Hoy deseo saludar a esta Roma con la veneración más profunda y con el amor más grande.
3. El período de Cuaresma, al que nos acercamos, nos introduce cada año en los secretos de esta Roma y nos manda seguir sus huellas. Este año lo haré por vez primera como Obispo de Roma. ¿Se podía pensar en esto cuando vine aquí por primera vez?
¡Verdaderamente los designios de la Providencia divina son inescrutables!
4. Quiero recordar también a cuantos se han reunido aquí, que en la segunda década de este mes se ha celebrado el primer centenario del nacimiento de la Iglesia católica en Uganda, en el continente africano. Efectivamente, como es sabido, se han desarrollado en aquel país numerosas manifestaciones destinadas a recordar el comienzo de la evangelización en aquella nación, y que han tenido su centro en la celebración del Congreso Eucarístico nacional en Kampala, en el que ha tomado parte el cardenal James Knox en calidad de Enviado Especial del Papa.
Esta Iglesia centenaria, surgida de la sangre de los mártires canonizados por el Papa Pablo VI en 1964, es una Iglesia joven. Sin embargo, la historia espiritual de Roma, la herencia de los Apóstoles, la tradición de las primeras basílicas cristianas y de las catacumbas se hacen sentir también con eco vivo en aquella joven Iglesia. Deseo de corazón que en ella puedan perseverar la fe, la esperanza y el amor que Jesucristo injertó de modo indestructible en el corazón del hombre.
5. En fin, en estos días tengo la mente puesta con profunda pena en el conflicto entre China y Vietnam que parece intensificarse.
Quien participe del amor de Cristo por el hombre, no puede menos de entristecerse y angustiarse por las vidas que se sacrifican o están en peligro, y por los sufrimientos y fatigas de los combatientes y de las poblaciones.
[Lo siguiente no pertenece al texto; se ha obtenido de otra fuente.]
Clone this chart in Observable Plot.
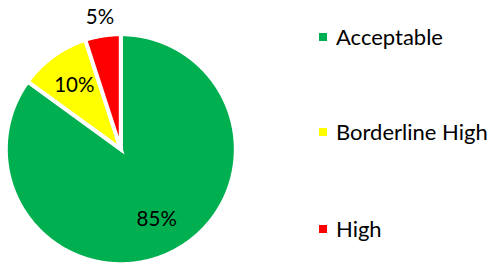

Pienso especialmente en los niños, ancianos y enfermos.
Ninguna distancia geográfica ni siquiera diversidad alguna ideológica pueden debilitar el sentimiento de fraternidad que nos une a cualquier ser humano que vive en este mundo, aunque no esté bautizado; más aún si pensamos que entre los militares y civiles implicados en la guerra habrá hermanos nuestros en la fe.
A aquellas poblaciones, de una y otra parte, todas muy sinceramente queridas para mí, vaya nuestro afecto y se eleve por ellos la oración ferviente, vuestra y mía.
Roguemos también para que no se haga realidad el temor creciente y difundido de que la falta de soluciones rápidas y honrosas lleve a sufrimientos más graves y, Dios no lo quiera, a repercusiones más amplias y terribles. Es una hipótesis que no querría ni siquiera pensar. La Virgen Santa, Madre de Cristo y nuestra, proteja a aquellos pueblos, consiga para ellos propósitos de comprensión y disponibilidad a un entendimiento, tenga alejado de todos cualquier espectro de destrucción y de muerte.